ビジネスを変えるITでデジタル化を進める--SAPジャパン事業戦略

藤本和彦 (編集部)

2016-02-04 07:00

 SAPジャパンは2月3日、2016年の事業戦略を発表する記者発表会を開催した。ビジネスアプリケーション群「SAP S/4 HANA」を中核とした“デジタルビジネスフレームワーク”やPaaS「SAP HANA Cloud Platform」の国内展開を本格化すると表明した。

SAPジャパンの福田社長
SAPジャパンの福田社長

 2015年はグローバルで目標を上回る業績を達成した。総売上は前年比10%増の208億1000万ユーロ(約2兆7000億円)。特にクラウド事業が好調で、新規受注が103%増、売り上げが82%増と大きく成長した。クラウドとソフトウェアの売り上げは12%増となった。

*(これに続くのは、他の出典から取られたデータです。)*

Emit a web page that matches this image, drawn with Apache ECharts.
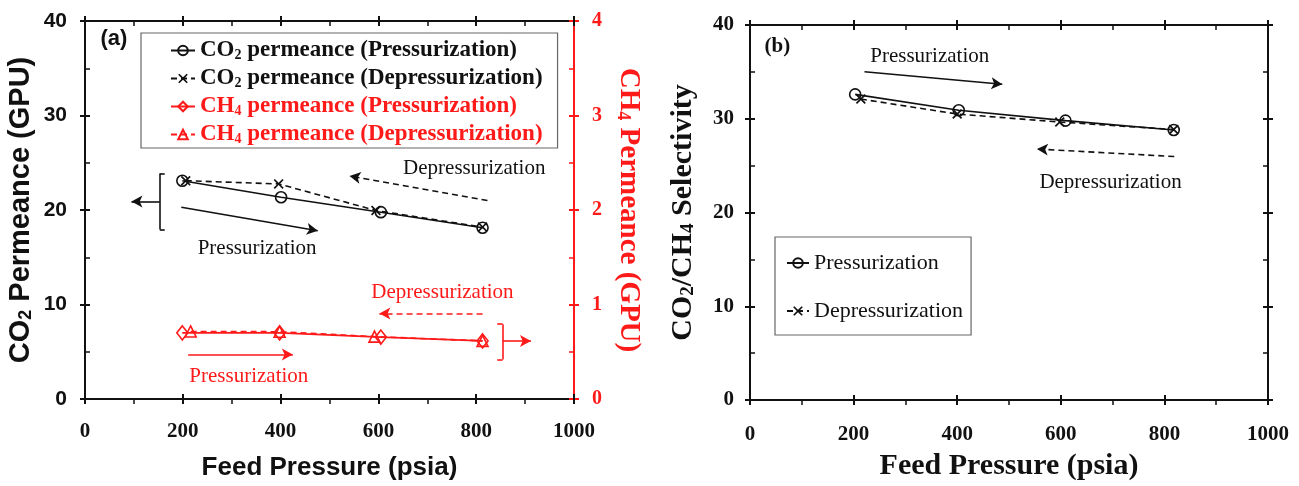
<!DOCTYPE html>
<html><head><meta charset="utf-8">
<script src="https://cdn.jsdelivr.net/npm/echarts@6/dist/echarts.min.js"></script>
<style>html,body{margin:0;padding:0;background:#fff}#c{width:1299px;height:486px}</style>
</head><body><div id="c"></div>
<script>
// ---- data ----
const co2PressX = [199, 401, 605, 813];
const co2PressY = [23.1, 21.35, 19.77, 18.12];
const co2DepX = [206, 396, 595, 813];
const co2DepY = [23.1, 22.76, 19.95, 18.19];
const ch4PressX = [199, 398, 605, 813];
const ch4PressY = [0.70, 0.70, 0.655, 0.615];
const ch4DepX = [216, 398, 592, 813];
const ch4DepY = [0.715, 0.712, 0.66, 0.615];
const selPressX = [203, 403, 609, 818];
const selPressY = [32.6, 30.9, 29.8, 28.8];
const selDepX = [214, 400, 598, 818];
const selDepY = [32.1, 30.5, 29.65, 28.85];
const seriesNamesA = ['CO2 permeance (Pressurization)', 'CO2 permeance (Depressurization)', 'CH4 permeance (Pressurization)', 'CH4 permeance (Depressurization)'];
const seriesNamesB = ['Pressurization', 'Depressurization'];

const pairs = (xs, ys) => xs.map((x, i) => [x, ys[i]]);
const BLACK = '#111', RED = '#ff1a1a';
const SERIF = 'Liberation Serif', SANS = 'Liberation Sans';
const XPATH = 'path://M0,1.2L1.2,0L5,3.8L8.8,0L10,1.2L6.2,5L10,8.8L8.8,10L5,6.2L1.2,10L0,8.8L3.8,5Z';
const DASH = [6, 4];
const plain = (v) => String(v);

function mkAxis(gi, pos, o) {
  const main = {
    type: 'value', gridIndex: gi, position: pos, min: o.min, max: o.max, interval: o.interval,
    splitLine: { show: false },
    axisLine: { show: true, onZero: false, lineStyle: { color: o.color, width: 2 } },
    axisTick: { show: true, inside: false, length: 5, lineStyle: { color: o.color, width: 2 } },
    minorTick: { show: !o.minorIn, splitNumber: 2, length: 5, lineStyle: { color: o.color, width: 1.5 } },
    axisLabel: o.label ? Object.assign({ show: true, formatter: plain }, o.label) : { show: false },
    name: o.name || '', nameLocation: 'middle', nameGap: o.nameGap || 0,
    nameRotate: o.nameRotate, nameTextStyle: o.nameTextStyle || {}
  };
  const comp = {
    type: 'value', gridIndex: gi, position: pos, min: o.min, max: o.max, interval: o.interval,
    splitLine: { show: false }, axisLine: { show: false, onZero: false },
    axisTick: { show: true, inside: true, length: 5, lineStyle: { color: o.color, width: 2 } },
    minorTick: { show: !!o.minorIn, splitNumber: 2, length: 5, lineStyle: { color: o.color, width: 1.5 } },
    axisLabel: { show: false }
  };
  return [main, comp];
}

function subRich(size, color, family) {
  return {
    n: { fontSize: size, fontWeight: 'bold', fontFamily: family, color: color, lineHeight: size },
    s: { fontSize: Math.round(size * 0.62), fontWeight: 'bold', fontFamily: family, color: color, lineHeight: Math.round(size * 0.4), verticalAlign: 'bottom' }
  };
}

const xLabelSerif = { fontFamily: SERIF, fontWeight: 'bold', fontSize: 21, color: BLACK };

const xAxes = [].concat(
  mkAxis(0, 'bottom', { min: 0, max: 1000, interval: 200, color: BLACK, label: Object.assign({ margin: 22 }, xLabelSerif),
    name: 'Feed Pressure (psia)', nameGap: 56, nameTextStyle: { fontFamily: SANS, fontWeight: 'bold', fontSize: 26, color: BLACK } }),
  mkAxis(0, 'top', { min: 0, max: 1000, interval: 200, color: BLACK, minorIn: true }),
  mkAxis(1, 'bottom', { min: 0, max: 1000, interval: 200, color: BLACK, label: Object.assign({ margin: 24 }, xLabelSerif),
    name: 'Feed Pressure (psia)', nameGap: 51, nameTextStyle: { fontFamily: SERIF, fontWeight: 'bold', fontSize: 30, color: BLACK } }),
  mkAxis(1, 'top', { min: 0, max: 1000, interval: 200, color: BLACK, minorIn: true })
);

const yAxes = [].concat(
  mkAxis(0, 'left', { min: 0, max: 40, interval: 10, color: BLACK, minorIn: true,
    label: { fontFamily: SANS, fontWeight: 'bold', fontSize: 21, color: BLACK, margin: 18 },
    name: '{n|CO}{s|2}{n| Permeance (GPU)}', nameGap: 50, nameRotate: 90,
    nameTextStyle: { rich: subRich(29, BLACK, SANS) } }),
  mkAxis(0, 'right', { min: 0, max: 4, interval: 1, color: RED, minorIn: true,
    label: { fontFamily: SERIF, fontWeight: 'bold', fontSize: 20, color: RED, margin: 18 },
    name: '{n|CH}{s|4}{n| Permeance (GPU)}', nameGap: 40, nameRotate: -90,
    nameTextStyle: { rich: subRich(29, RED, SERIF) } }),
  mkAxis(1, 'left', { min: 0, max: 40, interval: 10, color: BLACK, minorIn: true,
    label: { fontFamily: SERIF, fontWeight: 'bold', fontSize: 21, color: BLACK, margin: 16 },
    name: '{n|CO}{s|2}{n|/CH}{s|4}{n| Selectivity}', nameGap: 52, nameRotate: 90,
    nameTextStyle: { rich: subRich(30, BLACK, SERIF) } }),
  mkAxis(1, 'right', { min: 0, max: 40, interval: 10, color: BLACK, minorIn: true })
);

function seg(a, b, color, dashed, arrowEnd) {
  const ls = { color: color, width: 1.6, type: dashed ? DASH : 'solid' };
  return [{ coord: a, symbol: 'none', lineStyle: ls }, { coord: b, symbol: arrowEnd ? 'arrow' : 'none', lineStyle: ls }];
}
function txt(coord, text, style) {
  return { coord: coord, symbol: 'rect', symbolSize: 1, itemStyle: { color: 'rgba(0,0,0,0)' },
    label: Object.assign({ show: true, position: 'inside', formatter: text }, style) };
}
const annSerif = (c) => ({ fontFamily: SERIF, fontSize: 21, color: c });

const markLineA = {
  silent: true, symbolSize: [9, 11], label: { show: false }, animation: false,
  data: [
    seg([197, 20.3], [476, 17.8], BLACK, false, true),
    seg([823, 21.0], [541, 23.6], BLACK, true, true),
    seg([153, 23.85], [153, 17.94], BLACK, false, false),
    seg([153, 23.85], [163, 23.85], BLACK, false, false),
    seg([153, 17.94], [163, 17.94], BLACK, false, false),
    seg([153, 20.9], [95, 20.9], BLACK, false, true),
    seg([813, 9.05], [602, 9.05], RED, true, true),
    seg([211, 4.72], [425, 4.72], RED, false, true),
    seg([854, 7.92], [854, 4.19], RED, false, false),
    seg([854, 7.92], [843, 7.92], RED, false, false),
    seg([854, 4.19], [843, 4.19], RED, false, false),
    seg([854, 6.15], [912, 6.15], RED, false, true)
  ]
};
const markPointA = {
  silent: true, animation: false,
  data: [
    txt([59, 38.1], '(a)', { fontFamily: SANS, fontWeight: 'bold', fontSize: 22, color: BLACK }),
    txt([352, 15.9], 'Pressurization', annSerif(BLACK)),
    txt([796, 24.35], 'Depressurization', annSerif(BLACK)),
    txt([731, 11.32], 'Depressurization', annSerif(RED)),
    txt([335, 2.35], 'Pressurization', annSerif(RED))
  ]
};
const markLineB = {
  silent: true, symbolSize: [9, 11], label: { show: false }, animation: false,
  data: [
    seg([221, 35.02], [487, 33.68], BLACK, false, true),
    seg([819, 25.97], [554, 26.77], BLACK, true, true)
  ]
};
const markPointB = {
  silent: true, animation: false,
  data: [
    txt([53, 37.7], '(b)', { fontFamily: SERIF, fontWeight: 'bold', fontSize: 21, color: BLACK }),
    txt([347, 36.66], 'Pressurization', annSerif(BLACK)),
    txt([696, 23.16], 'Depressurization', annSerif(BLACK))
  ]
};

const hollow = (c) => ({ color: 'rgba(255,255,255,0)', borderColor: c, borderWidth: 1.6 });

const legendRich = {
  'CO2 permeance (Pressurization)': '{b|CO}{bs|2}{b| permeance (Pressurization)}',
  'CO2 permeance (Depressurization)': '{b|CO}{bs|2}{b| permeance (Depressurization)}',
  'CH4 permeance (Pressurization)': '{r|CH}{rs|4}{r| permeance (Pressurization)}',
  'CH4 permeance (Depressurization)': '{r|CH}{rs|4}{r| permeance (Depressurization)}'
};

const option = {
  animation: false,
  backgroundColor: '#fff',
  grid: [
    { left: 85, right: 725, top: 21, bottom: 87 },
    { left: 750, right: 31, top: 25, bottom: 81 }
  ],
  xAxis: xAxes,
  yAxis: yAxes,
  legend: [
    {
      data: seriesNamesA, orient: 'vertical', left: 141, top: 33,
      padding: [6, 15, 2, 29], itemGap: 5, itemWidth: 24, itemHeight: 12,
      borderColor: '#666', borderWidth: 1.2, selectedMode: false,
      formatter: (n) => legendRich[n],
      textStyle: {
        rich: {
          b: { fontFamily: SERIF, fontWeight: 'bold', fontSize: 23, color: BLACK, lineHeight: 23 },
          bs: { fontFamily: SERIF, fontWeight: 'bold', fontSize: 14, color: BLACK, lineHeight: 9, verticalAlign: 'bottom' },
          r: { fontFamily: SERIF, fontWeight: 'bold', fontSize: 23, color: RED, lineHeight: 23 },
          rs: { fontFamily: SERIF, fontWeight: 'bold', fontSize: 14, color: RED, lineHeight: 9, verticalAlign: 'bottom' }
        }
      }
    },
    {
      data: seriesNamesB, orient: 'vertical', left: 775, top: 237,
      padding: [15, 8, 13, 11], itemGap: 26, itemWidth: 22, itemHeight: 12,
      borderColor: '#666', borderWidth: 1.2, selectedMode: false,
      textStyle: { fontFamily: SERIF, fontSize: 22, color: BLACK }
    }
  ],
  series: [
    { name: seriesNamesA[0], type: 'line', xAxisIndex: 0, yAxisIndex: 0, data: pairs(co2PressX, co2PressY),
      symbol: 'circle', symbolSize: 11, itemStyle: hollow(BLACK), lineStyle: { color: BLACK, width: 1.6 },
      markLine: markLineA, markPoint: markPointA, z: 3 },
    { name: seriesNamesA[1], type: 'line', xAxisIndex: 0, yAxisIndex: 0, data: pairs(co2DepX, co2DepY),
      symbol: XPATH, symbolSize: 10, itemStyle: { color: BLACK }, lineStyle: { color: BLACK, width: 1.6, type: DASH } },
    { name: seriesNamesA[2], type: 'line', xAxisIndex: 0, yAxisIndex: 2, data: pairs(ch4PressX, ch4PressY),
      symbol: 'diamond', symbolSize: [11, 14], itemStyle: hollow(RED), lineStyle: { color: RED, width: 1.6 } },
    { name: seriesNamesA[3], type: 'line', xAxisIndex: 0, yAxisIndex: 2, data: pairs(ch4DepX, ch4DepY),
      symbol: 'triangle', symbolSize: 11, itemStyle: hollow(RED), lineStyle: { color: RED, width: 1.6, type: DASH } },
    { name: seriesNamesB[0], type: 'line', xAxisIndex: 4, yAxisIndex: 4, data: pairs(selPressX, selPressY),
      symbol: 'circle', symbolSize: 11, itemStyle: hollow(BLACK), lineStyle: { color: BLACK, width: 1.6 },
      markLine: markLineB, markPoint: markPointB },
    { name: seriesNamesB[1], type: 'line', xAxisIndex: 4, yAxisIndex: 4, data: pairs(selDepX, selDepY),
      symbol: XPATH, symbolSize: 10, itemStyle: { color: BLACK }, lineStyle: { color: BLACK, width: 1.6, type: DASH } }
  ]
};

const chart = echarts.init(document.getElementById('c'), null, { renderer: 'canvas' });
chart.setOption(option);
</script>
</body></html>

 SAPジャパン 代表取締役社長の福田譲氏は、「売り上げ、利益ともに過去最高を更新した。世界経済の減速などさまざまな不確定要素があった中でも、企業はミッションクリティカルな領域に投資していることが鮮明に出た結果だと理解している」と説明した。

 SAPジャパンの業績も堅調だ。売り上げは6%増の6億3600万ユーロ(約830億円)。これは5年連続の増加で4年連続の最高額更新であるという。

 グローバルと同じくクラウド事業が急伸しており、新規受注は193%増。内訳は、「SAP HANA Enterprise Cloud」が218%、「Customer Engagement&Commerce」が396%、「Ariba」が150%、「SuccessFactors」が20%の増加となった。グループ会社であるクラウド型経費精算のConcurについても108%増と急成長を続けていると強調した。

 福田氏は、2015年のハイライトとして、統合基幹業務システム(ERP)の最新版「SAP S/4 HANA Enterprise Management」の提供開始を挙げた。2010年にインメモリデータベース製品として登場したSAP HANAは2015年に5周年を迎え、グローバルでは1万社以上の顧客が導入。S/4 HANAについても、既にグローバルで2700社、日本で70社が採用しているとした。パートナー企業向けの取り組みとなる「SAP S/4 HANAコンソーシアム」は22社が参加している。

支えるITから変えるIT、ビジネス価値の創出へ

 SAPジャパンでは、2016年を「デジタル元年」と位置づけ、日本企業のデジタル化を進めていく。ITはビジネスを支えるものから、シェアードエコノミーやウーバライゼーションなどのように今やビジネスを変えるものへと変貌を遂げつつある。

 「SAPは、長年のパッケージソフトウェア事業によって、25の業種別に実際に駆動するサービス、アプリケーションを持っている。これをどのようにデジタル化にあわせてリニューアルし、提供していくかに注力したい。クラウドで迅速かつ柔軟に実装、連携させ、データドリブンなビジネスプロセスやビジネスモデルに進化させていく。ITをシンプルにすることで、最終的にはビジネス価値の創出に貢献する」(福田氏)

 SAPが考える企業ITのデジタル化は、「デジタルビジネスフレームワーク」として大きく5つのコンポーネントで構成されている。(1)顧客接点のデジタル化、(2)サプライヤー協業のデジタル化、(3)従業員エンゲージメントのデジタル化、(4)モノとコトのデジタル化、(5)デジタルコアとしてのS/4 HANA――である。

デジタルビジネスフレームワーク
デジタルビジネスフレームワークのイメージ図(SAPジャパン提供)

 デジタルコアを囲む4つの領域は主にクラウドでカバーし、コアプロセスについてはクラウド、オンプレミスのいずれでも提供する。IoTに代表されるモノとコトのデジタル化では、さまざまな企業と実証実験を進めている。

 デジタルビジネスフレームワークについても業種別で提供する。グローバルでは既に10件弱のフレームワークを提供しており、日本にも順次展開していく計画だ。

 SAP HANAのPaaS版であるSAP HANA Cloud Platform(HCP)を国内で本格展開する。大企業からスタートアップ企業まで幅広い顧客が低コストで利用できる開発プラットフォームであり、2016年には国内にデータセンターを設ける予定であると福田氏は説明した。